Generating predictions...
✓ Predictions generated for 4954 articles

Prediction distribution:
label
0    2987
1    1967
Name: count, dtype: int64

  Fake (0): 2,987 articles (60.3%)
  Real (1): 1,967 articles (39.7%)

Sample predictions:
  1. Real (confidence: 0.668) | 'UK's May 'receiving regular updates' on London tube station incident: PM's offic...'
  2. Real (confidence: 0.580) | 'UK transport police leading investigation of London incident, counter-terrorism ...'
  3. Real (confidence: 0.762) | 'Pacific nations crack down on North Korean ships as Fiji probes more than 20 ves...'
  4. Real (confidence: 0.778) | 'Three suspected al Qaeda militants killed in Yemen drone strike...'
  5. Real (confidence: 0.815) | 'Chinese academics prod Beijing to consider North Korea contingencies...'


## 6. Save Updated Validation Data

Save the validation data with predictions replacing the original label column.


In [6]:
# Prepare output dataframe with original columns (excluding processed columns)
output_df = validation_df[['label', 'title', 'text', 'subject', 'date']].copy()

# Verify the output format
print("Output format verification:")
print(f"  Columns: {output_df.columns.tolist()}")
print(f"  Shape: {output_df.shape}")
print(f"  Label range: {output_df['label'].min()} to {output_df['label'].max()}")
print(f"  Label types: {sorted(output_df['label'].unique())}")
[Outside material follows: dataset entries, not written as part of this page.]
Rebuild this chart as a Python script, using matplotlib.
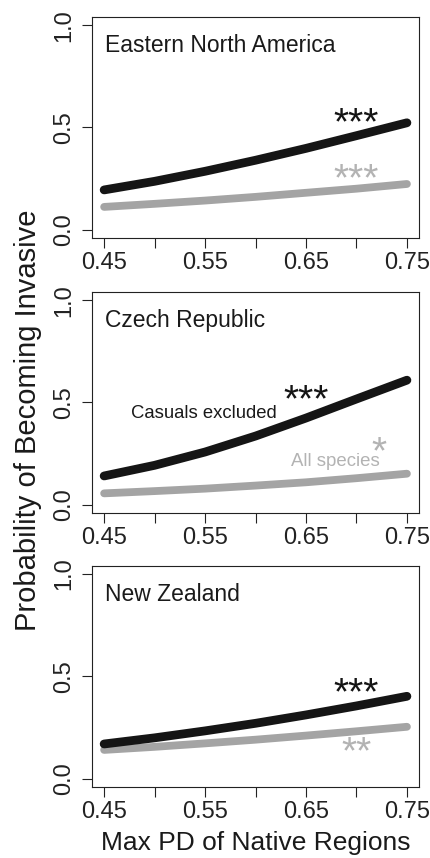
import matplotlib
matplotlib.use("Agg")
import matplotlib.pyplot as plt

plt.rcParams['font.family'] = ['Liberation Sans', 'DejaVu Sans']

# max PD of native regions (x) and predicted probabilities
pd_x = [0.45, 0.50, 0.55, 0.60, 0.65, 0.70, 0.75]

regions = ["Eastern North America", "Czech Republic", "New Zealand"]

# black = casuals excluded, grey = all species
ena_excl = [0.195, 0.237, 0.286, 0.340, 0.398, 0.460, 0.523]
ena_all = [0.112, 0.127, 0.143, 0.161, 0.181, 0.201, 0.224]
cz_excl = [0.141, 0.193, 0.258, 0.336, 0.424, 0.517, 0.609]
cz_all = [0.056, 0.067, 0.079, 0.094, 0.110, 0.130, 0.152]
nz_excl = [0.170, 0.200, 0.234, 0.271, 0.312, 0.356, 0.403]
nz_all = [0.141, 0.156, 0.173, 0.191, 0.211, 0.232, 0.254]

excl_stars = ["***", "***", "***"]
all_stars = ["***", "*", "**"]

xticks = [0.45, 0.50, 0.55, 0.60, 0.65, 0.70, 0.75]
xlabels = ["0.45", "", "0.55", "", "0.65", "", "0.75"]
yticks = [0.0, 0.5, 1.0]
ylabels = ["0.0", "0.5", "1.0"]

excl = [ena_excl, cz_excl, nz_excl]
alls = [ena_all, cz_all, nz_all]

black = "#151515"
grey = "#a4a4a4"
grey_txt = "#b3b3b3"

fig = plt.figure(figsize=(4.3, 8.58), dpi=100)

bottoms = [0.7226, 0.4021, 0.0828]
# star positions (x, y) in data units for each panel
excl_pos = [(0.700, 0.516), (0.650, 0.508), (0.700, 0.412)]
all_pos = [(0.700, 0.243), (0.7225, 0.250), (0.700, 0.125)]

for i in range(3):
    ax = fig.add_axes([0.214, bottoms[i], 0.7605, 0.2576])
    ax.plot(pd_x, alls[i], color=grey, lw=5.6, solid_capstyle='round')
    ax.plot(pd_x, excl[i], color=black, lw=6.3, solid_capstyle='round')
    ax.set_xlim(0.438, 0.762)
    ax.set_ylim(-0.04, 1.04)
    ax.set_xticks(xticks)
    ax.set_xticklabels(xlabels)
    ax.set_yticks(yticks)
    ax.set_yticklabels(ylabels, rotation=90, va='center')
    ax.tick_params(direction='out', length=7, width=0.8, labelsize=17,
                   colors='#222222')
    ax.tick_params(axis='y', pad=5)
    ax.tick_params(axis='x', pad=3)
    for s in ax.spines.values():
        s.set_linewidth(0.8)
        s.set_color('#222222')

    ax.text(0.451, 0.90, regions[i], fontsize=16.5, color='#1a1a1a',
            ha='left', va='center')
    ax.text(excl_pos[i][0], excl_pos[i][1], excl_stars[i], fontsize=28,
            color=black, ha='center', va='center')
    ax.text(all_pos[i][0], all_pos[i][1], all_stars[i], fontsize=28,
            color=grey_txt, ha='center', va='center')

    if i == 1:
        ax.text(0.4767, 0.447, "Casuals excluded", fontsize=13.3,
                color='#1a1a1a', ha='left', va='center')
        ax.text(0.635, 0.212, "All species", fontsize=13.4,
                color=grey_txt, ha='left', va='center')

fig.text(0.594, 0.0175, "Max PD of Native Regions", fontsize=19,
         color='#1a1a1a', ha='center', va='center')
fig.text(0.065, 0.51, "Probability of Becoming Invasive", fontsize=21,
         color='#1a1a1a', ha='center', va='center', rotation=90)

fig.savefig("out.png", dpi=100)
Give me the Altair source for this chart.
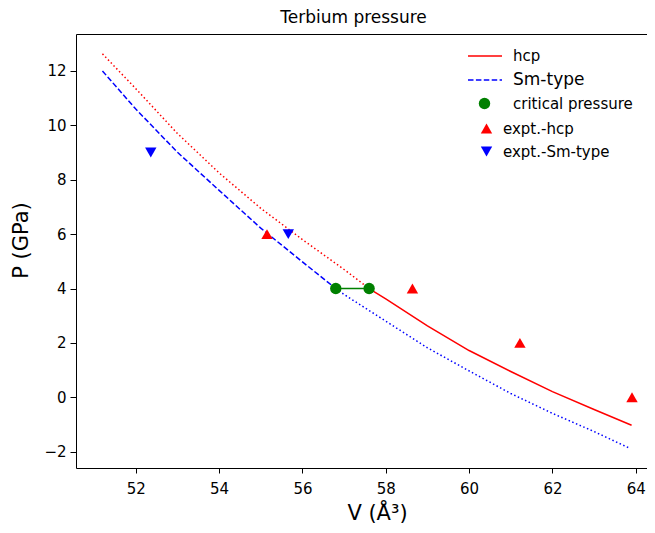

# Save to validation_data.csv (overwriting original)
output_path = '../dataset/validation_data.csv'
output_df.to_csv(output_path, index=False)

print(f"\n✓ Updated validation_data.csv saved to {output_path}")
print(f"  Total articles: {len(output_df):,}")
print(f"  Fake predictions: {(output_df['label'] == 0).sum():,}")
print(f"  Real predictions: {(output_df['label'] == 1).sum():,}")

# Also save a backup copy with timestamp
from datetime import datetime
backup_path = f'../dataset/validation_data_backup_{datetime.now().strftime("%Y%m%d_%H%M%S")}.csv'
output_df.to_csv(backup_path, index=False)
print(f"✓ Backup saved to {backup_path}")

print(f"\n✅ Validation data predictions completed successfully!")


Output format verification:
  Columns: ['label', 'title', 'text', 'subject', 'date']
  Shape: (4954, 5)
  Label range: 0 to 1
  Label types: [np.int64(0), np.int64(1)]

✓ Updated validation_data.csv saved to ../dataset/validation_data.csv
  Total articles: 4,954
  Fake predictions: 2,987
  Real predictions: 1,967
✓ Backup saved to ../dataset/validation_data_backup_20251115_130214.csv

✅ Validation data predictions completed successfully!